• _COLLECTED MATERIAL_
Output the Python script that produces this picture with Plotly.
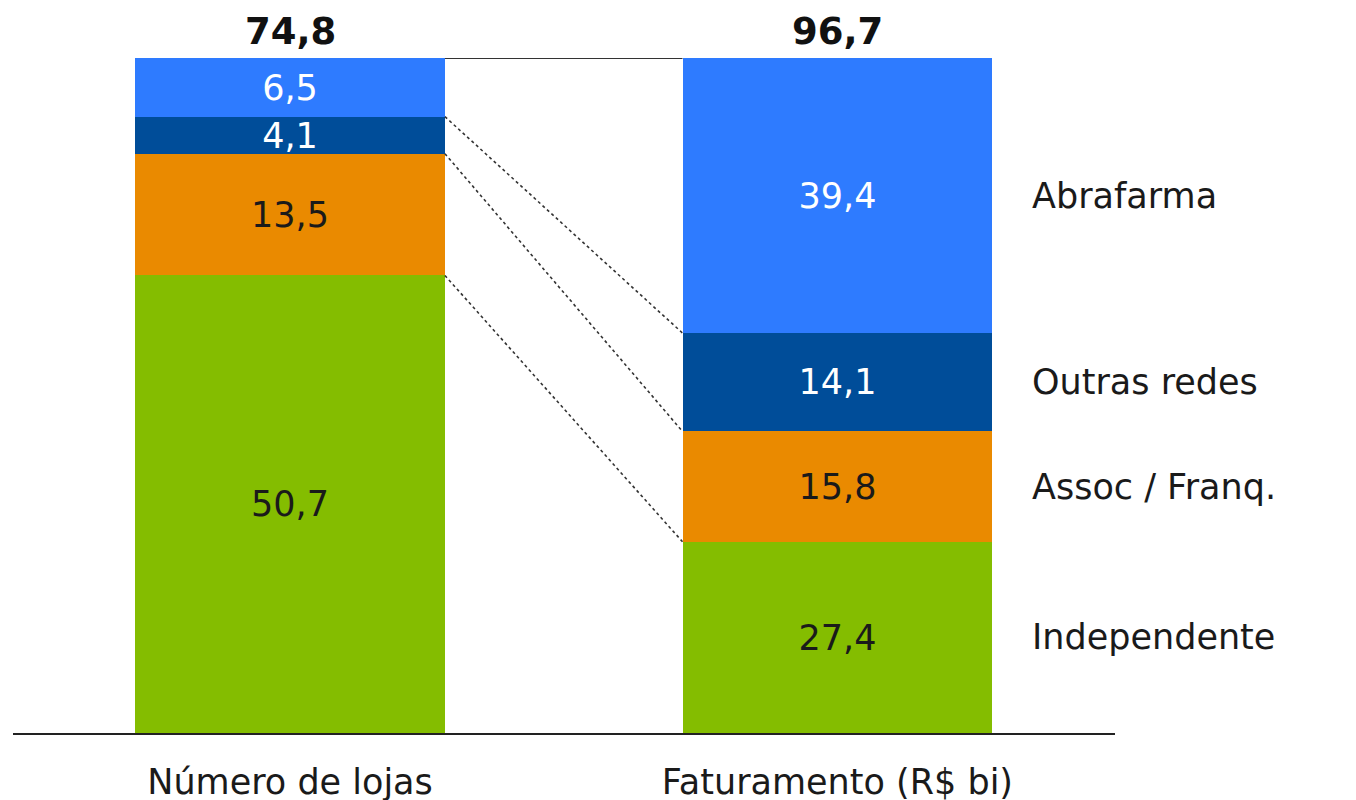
import plotly.graph_objects as go

categories = ["Número de lojas", "Faturamento (R$ bi)"]
segments = ["Independente", "Assoc / Franq.", "Outras redes", "Abrafarma"]
lojas = [50.7, 13.5, 4.1, 6.5]
faturamento = [27.4, 15.8, 14.1, 39.4]
totals = [74.8, 96.7]

colors = ["#84BD00", "#EA8A00", "#004D99", "#2E7BFF"]
text_colors = ["#1a1a1a", "#1a1a1a", "#ffffff", "#ffffff"]

FONT = "DejaVu Sans"
FS = 35
BAR_W = 0.566

def fmt(v):
    return f"{v:.1f}".replace(".", ",")

series = [lojas, faturamento]
pcts = [[v / totals[i] * 100 for v in s] for i, s in enumerate(series)]

fig = go.Figure()
for j, seg in enumerate(segments):
    fig.add_trace(go.Bar(
        x=[0, 1],
        y=[pcts[0][j], pcts[1][j]],
        width=BAR_W,
        name=seg,
        marker=dict(color=colors[j], line=dict(width=0)),
        text=[fmt(lojas[j]), fmt(faturamento[j])],
        textposition="inside",
        insidetextanchor="middle",
        textangle=0,
        textfont=dict(family=FONT, size=FS, color=text_colors[j]),
        hoverinfo="skip",
    ))

# cumulative boundaries
def cum(p):
    out, s = [], 0
    for v in p:
        s += v
        out.append(s)
    return out

cl, cr = cum(pcts[0]), cum(pcts[1])
shapes = []
for k in range(len(segments)):
    top = (k == len(segments) - 1)
    shapes.append(dict(
        type="line", xref="x", yref="y",
        x0=0 + BAR_W / 2, x1=1 - BAR_W / 2,
        y0=cl[k], y1=cr[k],
        line=dict(color="#333333", width=1.8 if top else 1.6, dash="solid" if top else "dot"),
    ))

annotations = []
for i, t in enumerate(totals):
    annotations.append(dict(
        x=i, y=100, xref="x", yref="y", text=f"<b>{fmt(t)}</b>",
        showarrow=False, yanchor="bottom", yshift=3,
        font=dict(family=FONT, size=37, color="#111111"),
    ))
prev = 0
for j, seg in enumerate(segments):
    mid = prev + pcts[1][j] / 2
    prev += pcts[1][j]
    annotations.append(dict(
        x=1 + BAR_W / 2, y=mid, xref="x", yref="y", text=seg,
        showarrow=False, xanchor="left", xshift=38,
        font=dict(family=FONT, size=FS, color="#1a1a1a"),
    ))

fig.update_layout(
    barmode="stack",
    width=1356, height=800,
    margin=dict(l=5, r=249, t=50, b=75),
    paper_bgcolor="white", plot_bgcolor="white",
    showlegend=False,
    bargap=0,
    uniformtext=dict(mode="show", minsize=FS),
    shapes=shapes,
    annotations=annotations,
    font=dict(family=FONT, size=FS, color="#1a1a1a"),
)
fig.update_xaxes(
    range=[-0.506, 1.507], tickvals=[0, 1], ticktext=categories,
    showline=True, linecolor="#222222", linewidth=1.5,
    showgrid=False, zeroline=False, ticks="", automargin=False,
    tickfont=dict(family=FONT, size=FS, color="#1a1a1a"),
    ticklabelstandoff=17,
)
fig.update_yaxes(range=[0, 100], visible=False, showgrid=False, zeroline=False, automargin=False)

fig.write_html("out.html")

• _SET TASK_
Output each line exactly; omit every picture.

• _RESULT OF THE EXERCISE_
Output the Python script that produces this picture with Plotly.
import plotly.graph_objects as go

categories = ["Número de lojas", "Faturamento (R$ bi)"]
segments = ["Independente", "Assoc / Franq.", "Outras redes", "Abrafarma"]
lojas = [50.7, 13.5, 4.1, 6.5]
faturamento = [27.4, 15.8, 14.1, 39.4]
totals = [74.8, 96.7]

colors = ["#84BD00", "#EA8A00", "#004D99", "#2E7BFF"]
text_colors = ["#1a1a1a", "#1a1a1a", "#ffffff", "#ffffff"]

FONT = "DejaVu Sans"
FS = 35
BAR_W = 0.566

def fmt(v):
    return f"{v:.1f}".replace(".", ",")

series = [lojas, faturamento]
pcts = [[v / totals[i] * 100 for v in s] for i, s in enumerate(series)]

fig = go.Figure()
for j, seg in enumerate(segments):
    fig.add_trace(go.Bar(
        x=[0, 1],
        y=[pcts[0][j], pcts[1][j]],
        width=BAR_W,
        name=seg,
        marker=dict(color=colors[j], line=dict(width=0)),
        text=[fmt(lojas[j]), fmt(faturamento[j])],
        textposition="inside",
        insidetextanchor="middle",
        textangle=0,
        textfont=dict(family=FONT, size=FS, color=text_colors[j]),
        hoverinfo="skip",
    ))

# cumulative boundaries
def cum(p):
    out, s = [], 0
    for v in p:
        s += v
        out.append(s)
    return out

cl, cr = cum(pcts[0]), cum(pcts[1])
shapes = []
for k in range(len(segments)):
    top = (k == len(segments) - 1)
    shapes.append(dict(
        type="line", xref="x", yref="y",
        x0=0 + BAR_W / 2, x1=1 - BAR_W / 2,
        y0=cl[k], y1=cr[k],
        line=dict(color="#333333", width=1.8 if top else 1.6, dash="solid" if top else "dot"),
    ))

annotations = []
for i, t in enumerate(totals):
    annotations.append(dict(
        x=i, y=100, xref="x", yref="y", text=f"<b>{fmt(t)}</b>",
        showarrow=False, yanchor="bottom", yshift=3,
        font=dict(family=FONT, size=37, color="#111111"),
    ))
prev = 0
for j, seg in enumerate(segments):
    mid = prev + pcts[1][j] / 2
    prev += pcts[1][j]
    annotations.append(dict(
        x=1 + BAR_W / 2, y=mid, xref="x", yref="y", text=seg,
        showarrow=False, xanchor="left", xshift=38,
        font=dict(family=FONT, size=FS, color="#1a1a1a"),
    ))

fig.update_layout(
    barmode="stack",
    width=1356, height=800,
    margin=dict(l=5, r=249, t=50, b=75),
    paper_bgcolor="white", plot_bgcolor="white",
    showlegend=False,
    bargap=0,
    uniformtext=dict(mode="show", minsize=FS),
    shapes=shapes,
    annotations=annotations,
    font=dict(family=FONT, size=FS, color="#1a1a1a"),
)
fig.update_xaxes(
    range=[-0.506, 1.507], tickvals=[0, 1], ticktext=categories,
    showline=True, linecolor="#222222", linewidth=1.5,
    showgrid=False, zeroline=False, ticks="", automargin=False,
    tickfont=dict(family=FONT, size=FS, color="#1a1a1a"),
    ticklabelstandoff=17,
)
fig.update_yaxes(range=[0, 100], visible=False, showgrid=False, zeroline=False, automargin=False)

fig.write_html("out.html")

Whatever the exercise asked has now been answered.